--- Begin Data provided ---
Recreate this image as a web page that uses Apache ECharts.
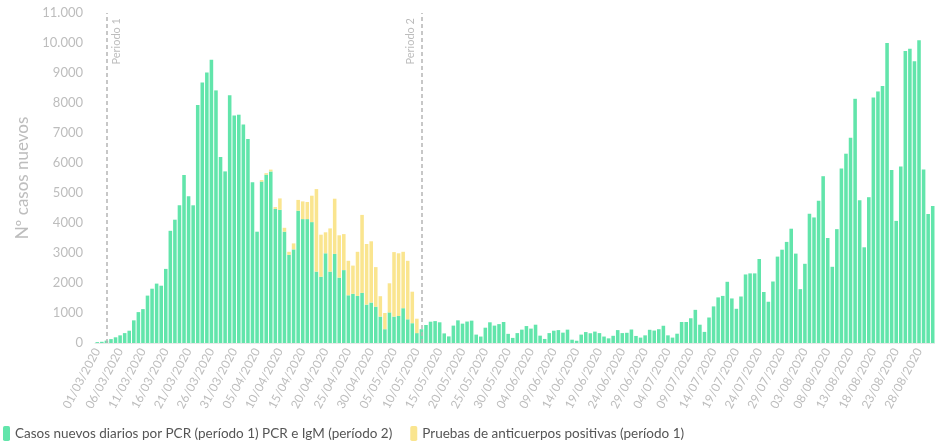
<!DOCTYPE html>
<html>
<head>
<meta charset="utf-8">
<script src="https://cdn.jsdelivr.net/npm/echarts@6/dist/echarts.min.js"></script>
<style>
  html, body { margin: 0; padding: 0; background: #fff; }
  #chart { width: 935px; height: 446px; }
</style>
</head>
<body>
<div id="chart"></div>
<script>
// casos diarios PCR (periodo 1) / PCR + IgM (periodo 2), por mes
const marzo = [30, 40, 80, 130, 190, 255, 330, 410, 755, 1030, 1130, 1580, 1810, 1980, 1910, 2470,
  3740, 4110, 4590, 5600, 4890, 4590, 7930, 8680, 9020, 9440, 8420, 6200, 5720, 8260, 7580];
const abril = [7610, 7280, 6800, 5360, 3710, 5380, 5610, 5720, 4470, 4440, 3710, 2940, 3120, 4410, 4130,
  4130, 4030, 2380, 2210, 2990, 2380, 2970, 2180, 2430, 1590, 1640, 1570, 1670, 1280, 1350];
const mayo = [1210, 880, 460, 1020, 880, 900, 1160, 790, 660, 330, 460, 600, 710, 730, 690, 320,
  220, 580, 755, 645, 715, 745, 280, 215, 510, 690, 580, 630, 700, 305, 170];
const junio = [330, 445, 565, 480, 610, 245, 135, 330, 410, 430, 345, 445, 110, 75, 280, 365,
  325, 380, 330, 215, 155, 240, 430, 330, 340, 450, 235, 180, 255, 440];
const julio = [415, 460, 575, 255, 180, 310, 700, 700, 825, 1105, 610, 370, 850, 1220, 1520, 1570,
  2040, 1485, 1140, 1550, 2285, 2320, 2320, 2800, 1700, 1375, 2050, 2880, 3110, 3370, 3810];
const agosto = [2980, 1795, 2640, 4310, 4185, 4740, 5560, 3500, 2540, 3795, 5815, 6310, 6840, 8140, 4760, 3190,
  4860, 8185, 8385, 8570, 10000, 5770, 4070, 5880, 9735, 9805, 9395, 10090, 5780, 4300, 4570];

// pruebas de anticuerpos positivas (periodo 1), del 06/04 al 10/05
const anticuerpos = [50, 50, 60, 60, 380, 130, 100, 200, 360, 590, 570, 880, 2750, 1400, 700, 1440,
  1840, 1410, 1200, 1150, 940, 1470, 2600, 2020, 2040, 1320, 680, 540, 970, 2150, 2090, 1880, 1950, 1050, 480];
const inicioAnticuerpos = '06/04/2020';

const yTicks = [0, 1000, 2000, 3000, 4000, 5000, 6000, 7000, 8000, 9000, 10000, 11000];
const periodos = [{ fecha: '03/03/2020', nombre: 'Periodo 1' }, { fecha: '11/05/2020', nombre: 'Periodo 2' }];

const pcr = [].concat(marzo, abril, mayo, junio, julio, agosto);

const fechas = [];
const d = new Date(2020, 2, 1);
for (let i = 0; i < pcr.length; i++) {
  const dd = String(d.getDate()).padStart(2, '0');
  const mm = String(d.getMonth() + 1).padStart(2, '0');
  fechas.push(dd + '/' + mm + '/2020');
  d.setDate(d.getDate() + 1);
}

const offset = fechas.indexOf(inicioAnticuerpos);
const igg = fechas.map((f, i) => {
  const j = i - offset;
  return j >= 0 && j < anticuerpos.length ? anticuerpos[j] : null;
});

const fmt = (v) => v >= 10000 ? String(v).replace(/(\d+)(\d{3})$/, '$1.$2') : String(v);

const chart = echarts.init(document.getElementById('chart'));
const option = {
  animation: false,
  textStyle: { fontFamily: 'Lato' },
  grid: { left: 95, right: 0, top: 13, bottom: 103 },
  legend: {
    left: -2,
    bottom: 0,
    icon: 'roundRect',
    itemWidth: 7,
    itemHeight: 15,
    itemGap: 18,
    textStyle: { color: '#555', fontSize: 13.5, fontFamily: 'Lato' },
    data: ['Casos nuevos diarios por PCR (período 1) PCR e IgM (período 2)', 'Pruebas de anticuerpos positivas (período 1)']
  },
  xAxis: {
    type: 'category',
    data: fechas,
    axisTick: { show: false },
    axisLine: { lineStyle: { color: '#e8e8e8' } },
    axisLabel: {
      interval: (idx) => idx % 5 === 0,
      rotate: 62,
      color: '#bdbdbd',
      fontSize: 12,
      margin: 6
    }
  },
  yAxis: {
    type: 'value',
    min: 0,
    max: yTicks[yTicks.length - 1],
    interval: 1000,
    name: 'Nº casos nuevos',
    nameLocation: 'middle',
    nameGap: 62,
    nameTextStyle: { color: '#bdbdbd', fontSize: 17 },
    splitLine: { show: false },
    axisLine: { show: false },
    axisTick: { show: false },
    axisLabel: { color: '#bdbdbd', fontSize: 13, margin: 12, formatter: fmt }
  },
  series: [
    {
      name: 'Casos nuevos diarios por PCR (período 1) PCR e IgM (período 2)',
      type: 'bar',
      stack: 'total',
      barCategoryGap: '22%',
      data: pcr,
      itemStyle: { color: '#62e5ab' },
      markLine: {
        symbol: 'none',
        silent: true,
        lineStyle: { color: '#b5b5b5', type: [4, 3], width: 1.5 },
        data: periodos.map((p, i) => ({
          xAxis: p.fecha,
          label: {
            formatter: p.nombre,
            position: i === 0 ? 'insideEndBottom' : 'insideEndTop',
            color: '#bdbdbd',
            fontSize: 11,
            distance: 5
          }
        }))
      }
    },
    {
      name: 'Pruebas de anticuerpos positivas (período 1)',
      type: 'bar',
      stack: 'total',
      barCategoryGap: '22%',
      data: igg,
      itemStyle: { color: '#fae58f' }
    }
  ]
};
chart.setOption(option);
</script>
</body>
</html>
--- End Data provided ---
▶ **The problem**
From start to finish, output the listing exactly, but omit its pictures.

▶ **The result**
Recreate this image as a web page that uses Apache ECharts.
<!DOCTYPE html>
<html>
<head>
<meta charset="utf-8">
<script src="https://cdn.jsdelivr.net/npm/echarts@6/dist/echarts.min.js"></script>
<style>
  html, body { margin: 0; padding: 0; background: #fff; }
  #chart { width: 935px; height: 446px; }
</style>
</head>
<body>
<div id="chart"></div>
<script>
// casos diarios PCR (periodo 1) / PCR + IgM (periodo 2), por mes
const marzo = [30, 40, 80, 130, 190, 255, 330, 410, 755, 1030, 1130, 1580, 1810, 1980, 1910, 2470,
  3740, 4110, 4590, 5600, 4890, 4590, 7930, 8680, 9020, 9440, 8420, 6200, 5720, 8260, 7580];
const abril = [7610, 7280, 6800, 5360, 3710, 5380, 5610, 5720, 4470, 4440, 3710, 2940, 3120, 4410, 4130,
  4130, 4030, 2380, 2210, 2990, 2380, 2970, 2180, 2430, 1590, 1640, 1570, 1670, 1280, 1350];
const mayo = [1210, 880, 460, 1020, 880, 900, 1160, 790, 660, 330, 460, 600, 710, 730, 690, 320,
  220, 580, 755, 645, 715, 745, 280, 215, 510, 690, 580, 630, 700, 305, 170];
const junio = [330, 445, 565, 480, 610, 245, 135, 330, 410, 430, 345, 445, 110, 75, 280, 365,
  325, 380, 330, 215, 155, 240, 430, 330, 340, 450, 235, 180, 255, 440];
const julio = [415, 460, 575, 255, 180, 310, 700, 700, 825, 1105, 610, 370, 850, 1220, 1520, 1570,
  2040, 1485, 1140, 1550, 2285, 2320, 2320, 2800, 1700, 1375, 2050, 2880, 3110, 3370, 3810];
const agosto = [2980, 1795, 2640, 4310, 4185, 4740, 5560, 3500, 2540, 3795, 5815, 6310, 6840, 8140, 4760, 3190,
  4860, 8185, 8385, 8570, 10000, 5770, 4070, 5880, 9735, 9805, 9395, 10090, 5780, 4300, 4570];

// pruebas de anticuerpos positivas (periodo 1), del 06/04 al 10/05
const anticuerpos = [50, 50, 60, 60, 380, 130, 100, 200, 360, 590, 570, 880, 2750, 1400, 700, 1440,
  1840, 1410, 1200, 1150, 940, 1470, 2600, 2020, 2040, 1320, 680, 540, 970, 2150, 2090, 1880, 1950, 1050, 480];
const inicioAnticuerpos = '06/04/2020';

const yTicks = [0, 1000, 2000, 3000, 4000, 5000, 6000, 7000, 8000, 9000, 10000, 11000];
const periodos = [{ fecha: '03/03/2020', nombre: 'Periodo 1' }, { fecha: '11/05/2020', nombre: 'Periodo 2' }];

const pcr = [].concat(marzo, abril, mayo, junio, julio, agosto);

const fechas = [];
const d = new Date(2020, 2, 1);
for (let i = 0; i < pcr.length; i++) {
  const dd = String(d.getDate()).padStart(2, '0');
  const mm = String(d.getMonth() + 1).padStart(2, '0');
  fechas.push(dd + '/' + mm + '/2020');
  d.setDate(d.getDate() + 1);
}

const offset = fechas.indexOf(inicioAnticuerpos);
const igg = fechas.map((f, i) => {
  const j = i - offset;
  return j >= 0 && j < anticuerpos.length ? anticuerpos[j] : null;
});

const fmt = (v) => v >= 10000 ? String(v).replace(/(\d+)(\d{3})$/, '$1.$2') : String(v);

const chart = echarts.init(document.getElementById('chart'));
const option = {
  animation: false,
  textStyle: { fontFamily: 'Lato' },
  grid: { left: 95, right: 0, top: 13, bottom: 103 },
  legend: {
    left: -2,
    bottom: 0,
    icon: 'roundRect',
    itemWidth: 7,
    itemHeight: 15,
    itemGap: 18,
    textStyle: { color: '#555', fontSize: 13.5, fontFamily: 'Lato' },
    data: ['Casos nuevos diarios por PCR (período 1) PCR e IgM (período 2)', 'Pruebas de anticuerpos positivas (período 1)']
  },
  xAxis: {
    type: 'category',
    data: fechas,
    axisTick: { show: false },
    axisLine: { lineStyle: { color: '#e8e8e8' } },
    axisLabel: {
      interval: (idx) => idx % 5 === 0,
      rotate: 62,
      color: '#bdbdbd',
      fontSize: 12,
      margin: 6
    }
  },
  yAxis: {
    type: 'value',
    min: 0,
    max: yTicks[yTicks.length - 1],
    interval: 1000,
    name: 'Nº casos nuevos',
    nameLocation: 'middle',
    nameGap: 62,
    nameTextStyle: { color: '#bdbdbd', fontSize: 17 },
    splitLine: { show: false },
    axisLine: { show: false },
    axisTick: { show: false },
    axisLabel: { color: '#bdbdbd', fontSize: 13, margin: 12, formatter: fmt }
  },
  series: [
    {
      name: 'Casos nuevos diarios por PCR (período 1) PCR e IgM (período 2)',
      type: 'bar',
      stack: 'total',
      barCategoryGap: '22%',
      data: pcr,
      itemStyle: { color: '#62e5ab' },
      markLine: {
        symbol: 'none',
        silent: true,
        lineStyle: { color: '#b5b5b5', type: [4, 3], width: 1.5 },
        data: periodos.map((p, i) => ({
          xAxis: p.fecha,
          label: {
            formatter: p.nombre,
            position: i === 0 ? 'insideEndBottom' : 'insideEndTop',
            color: '#bdbdbd',
            fontSize: 11,
            distance: 5
          }
        }))
      }
    },
    {
      name: 'Pruebas de anticuerpos positivas (período 1)',
      type: 'bar',
      stack: 'total',
      barCategoryGap: '22%',
      data: igg,
      itemStyle: { color: '#fae58f' }
    }
  ]
};
chart.setOption(option);
</script>
</body>
</html>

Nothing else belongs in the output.